→ What the task asks
Retype word for word the first line of the listing and each line after it up to the line with "const yTicks = [0, 1, 2, 3, 4, 5, 6, 7];", with the pictures taken out.

[Rows from a dataset of charts and code]
■ ■ ■

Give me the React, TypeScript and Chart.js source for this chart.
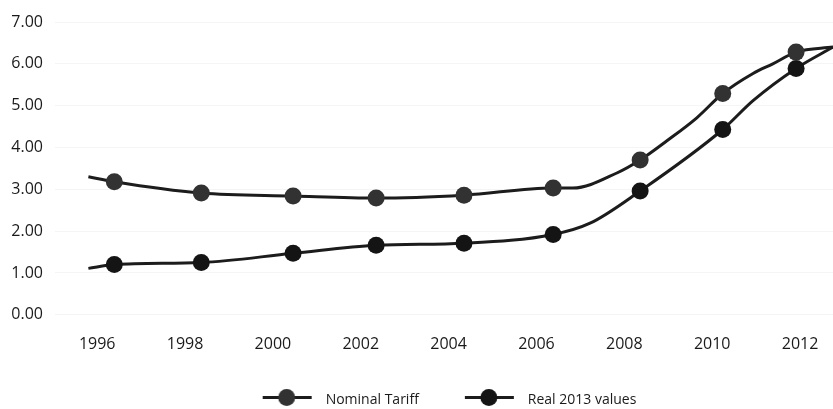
import React, { useEffect, useRef } from "react";
import { Chart, registerables } from "chart.js";

Chart.register(...registerables);

const tickYears = [1996, 1998, 2000, 2002, 2004, 2006, 2008, 2010, 2012];
const yTicks = [0, 1, 2, 3, 4, 5, 6, 7];

const nominalYears = [1995.8, 1996.39, 1998.37, 2000.46, 2002.35, 2004.35, 2006.38, 2006.83, 2007.83, 2008.36, 2008.97, 2009.65, 2010.24, 2010.93, 2011.38, 2011.91, 2012.75];
const nominalValues = [3.30, 3.18, 2.91, 2.84, 2.79, 2.86, 3.03, 3.03, 3.39, 3.70, 4.16, 4.71, 5.29, 5.77, 6.00, 6.28, 6.40];
const nominalMarked = [0, 1, 1, 1, 1, 1, 1, 0, 0, 1, 0, 0, 1, 0, 0, 1, 0];

const realYears = [1995.8, 1996.39, 1998.37, 2000.46, 2002.35, 2004.35, 2006.38, 2007.22, 2008.36, 2010.24, 2010.93, 2011.91, 2012.75];
const realValues = [1.11, 1.20, 1.25, 1.47, 1.66, 1.71, 1.92, 2.19, 2.96, 4.43, 5.12, 5.89, 6.40];
const realMarked = [0, 1, 1, 1, 1, 1, 1, 0, 1, 1, 0, 1, 0];

const seriesNames = ["Nominal Tariff", "Real 2013 values"];

const LINE = "#1c1c1c";
const NOM_FILL = "#323232";
const REAL_FILL = "#141414";
const FONT = "'Open Sans', sans-serif";

const LEG_LEFT = 11;
const LEG_W = LEG_LEFT + 49 + 7;

function legendImage(fill: string) {
  const c = document.createElement("canvas");
  c.width = LEG_W;
  c.height = 24;
  const g = c.getContext("2d")!;
  const cy = 9.5;
  g.strokeStyle = LINE;
  g.lineWidth = 3;
  g.beginPath();
  g.moveTo(LEG_LEFT, cy);
  g.lineTo(LEG_LEFT + 49, cy);
  g.stroke();
  g.fillStyle = fill;
  g.beginPath();
  g.arc(LEG_LEFT + 24, cy, 8.5, 0, Math.PI * 2);
  g.fill();
  return c;
}

export default function App() {
  const ref = useRef<HTMLCanvasElement>(null);
  useEffect(() => {
    const imgs = [legendImage(NOM_FILL), legendImage(REAL_FILL)];
    const mk = (years: number[], vals: number[]) => years.map((x, i) => ({ x, y: vals[i] }));
    const chart = new Chart(ref.current!, {
      type: "line",
      data: {
        datasets: [
          {
            label: seriesNames[0],
            data: mk(nominalYears, nominalValues),
            borderColor: LINE,
            borderWidth: 3,
            backgroundColor: NOM_FILL,
            pointBackgroundColor: NOM_FILL,
            pointBorderWidth: 0,
            pointRadius: nominalMarked.map((m) => (m ? 8.5 : 0)),
            cubicInterpolationMode: "monotone",
            clip: false as any,
          },
          {
            label: seriesNames[1],
            data: mk(realYears, realValues),
            borderColor: LINE,
            borderWidth: 3,
            backgroundColor: REAL_FILL,
            pointBackgroundColor: REAL_FILL,
            pointBorderWidth: 0,
            pointRadius: realMarked.map((m) => (m ? 8.5 : 0)),
            cubicInterpolationMode: "monotone",
            clip: false as any,
          },
        ],
      },
      options: {
        animation: false,
        responsive: true,
        maintainAspectRatio: false,
        layout: { padding: { top: 22, right: 0, left: 0, bottom: -8 } },
        plugins: {
          tooltip: { enabled: false },
          legend: {
            position: "bottom",
            fullSize: false,
            labels: {
              usePointStyle: true,
              pointStyleWidth: LEG_W,
              padding: 35,
              color: "#1a1a1a",
              font: { family: FONT, size: 14 },
              generateLabels: (ch: any) => {
                const base = Chart.defaults.plugins.legend.labels.generateLabels(ch);
                return base.map((l: any, i: number) => ({ ...l, pointStyle: imgs[i], lineWidth: 0 }));
              },
            },
          },
        },
        scales: {
          x: {
            type: "linear",
            min: 1995.04,
            max: 2012.75,
            afterBuildTicks: (axis: any) => {
              axis.ticks = tickYears.map((v) => ({ value: v }));
            },
            afterFit: (axis: any) => {
              axis.height -= 8;
            },
            ticks: {
              padding: 12,
              color: "#1a1a1a",
              font: { family: FONT, size: 16 },
              maxRotation: 0,
              autoSkip: false,
              callback: (v: any) => String(v),
            },
            grid: { display: false },
            border: { display: false },
          },
          y: {
            min: 0,
            max: 7,
            afterBuildTicks: (axis: any) => {
              axis.ticks = yTicks.map((v) => ({ value: v }));
            },
            afterFit: (axis: any) => {
              axis.width = 55;
            },
            ticks: {
              padding: 12,
              color: "#1a1a1a",
              font: { family: FONT, size: 16 },
              callback: (v: any) => Number(v).toFixed(2),
            },
            grid: { drawTicks: false, color: "rgba(0,0,0,0.04)" },
            border: { display: false },
          },
        },
      },
    } as any);
    return () => chart.destroy();
  }, []);
  return (
    <div style={{ position: "absolute", left: 0, top: 0, width: 833, height: 409 }}>
      <canvas ref={ref} />
    </div>
  );
}
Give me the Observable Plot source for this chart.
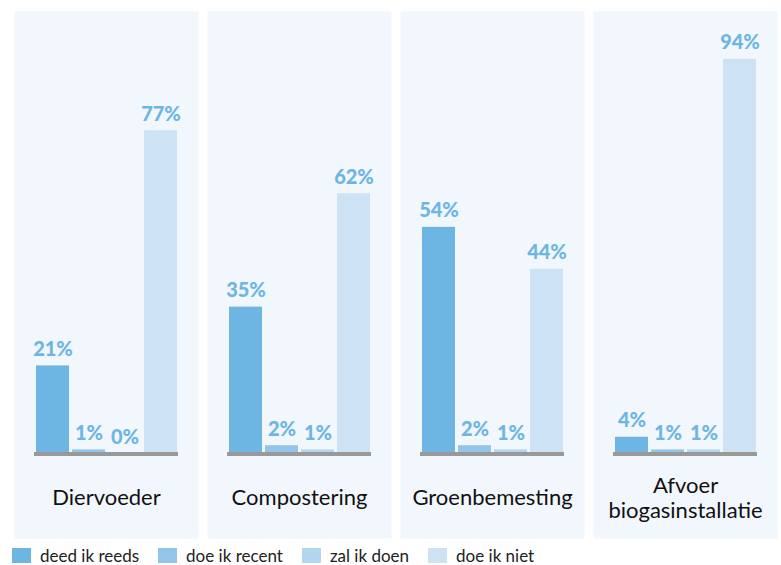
<!DOCTYPE html>
<html>
<head>
<meta charset="utf-8">
<script src="https://cdn.jsdelivr.net/npm/d3@7"></script>
<script src="https://cdn.jsdelivr.net/npm/@observablehq/plot@0.6"></script>
<style>
  body { margin: 0; background: #fff; font-family: Lato, "Open Sans", sans-serif; }
  #chart svg { display: block; }
  #legend { margin: 4px 0 0 12px; }
  #legend .lg-swatches { min-height: 16px !important; margin: 0 !important; font-size: 17px !important; line-height: 1 !important; color: #222 !important; font-family: Lato, sans-serif !important; }
  #legend .lg-swatch { margin-right: 19px !important; font-size: 17px !important; line-height: 1 !important; }
  #legend .lg-swatch > svg { margin-right: 9px !important; }
</style>
</head>
<body>
<div id="chart"></div>
<div id="legend"></div>
<script>
const categories = ["Diervoeder", "Compostering", "Groenbemesting", "Afvoer\nbiogasinstallatie"];
const series = ["deed ik reeds", "doe ik recent", "zal ik doen", "doe ik niet"];
const deedIkReeds = [21, 35, 54, 4];
const doeIkRecent = [1, 2, 2, 1];
const zalIkDoen = [0, 1, 1, 1];
const doeIkNiet = [77, 62, 44, 94];
const colors = ["#6db6e3", "#92c5ea", "#b3d6ef", "#cde3f5"];

const seriesValues = [deedIkReeds, doeIkRecent, zalIkDoen, doeIkNiet];
const data = categories.flatMap((c, i) =>
  seriesValues.map((arr, j) => ({category: c, series: series[j], value: arr[i]}))
);

const chart = Plot.plot({
  width: 781,
  height: 543,
  marginTop: 11,
  marginBottom: 5,
  marginLeft: 12,
  marginRight: 3,
  style: {fontFamily: "Lato, 'Open Sans', sans-serif", background: "#fff"},
  fx: {domain: categories, paddingInner: 0.047, paddingOuter: 0, axis: null},
  x: {domain: series, paddingInner: 0.089, paddingOuter: 0, insetLeft: 20, insetRight: 20, axis: null},
  y: {domain: [-20.1, 105.4], axis: null},
  color: {domain: series, range: colors},
  marks: [
    Plot.frame({fill: "#f1f7fc"}),
    Plot.barY(data, {fx: "category", x: "series", y1: 0, y2: "value", fill: "series"}),
    Plot.ruleY([0], {insetLeft: 20, insetRight: 20, stroke: "#999", strokeWidth: 4}),
    Plot.text(data, {
      fx: "category", x: "series", y: "value",
      text: d => d.value + "%",
      lineAnchor: "bottom", dy: -10,
      fill: "#6db6e3", fontWeight: 900, fontSize: 20
    }),
    Plot.text(categories, {
      fx: d => d, text: d => d,
      frameAnchor: "bottom", dy: -41, lineAnchor: "middle", lineHeight: 1.12,
      fontSize: 22, fill: "#111"
    })
  ]
});
document.getElementById("chart").appendChild(chart);

const legend = Plot.legend({
  color: {domain: series, range: colors},
  swatchWidth: 19,
  swatchHeight: 15,
  className: "lg"
});
document.getElementById("legend").appendChild(legend);
</script>
</body>
</html>
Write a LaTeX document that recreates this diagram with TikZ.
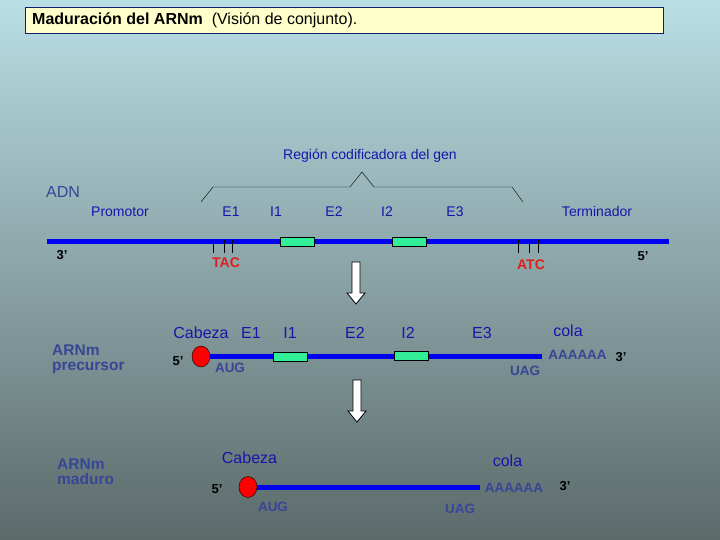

■ ■ ■

→ Worked solution
Give me the React, TypeScript and Chart.js source for this chart.
import React, { useEffect, useRef } from "react";
import { Chart, registerables } from "chart.js";

Chart.register(...registerables);

const tickYears = [1996, 1998, 2000, 2002, 2004, 2006, 2008, 2010, 2012];
const yTicks = [0, 1, 2, 3, 4, 5, 6, 7];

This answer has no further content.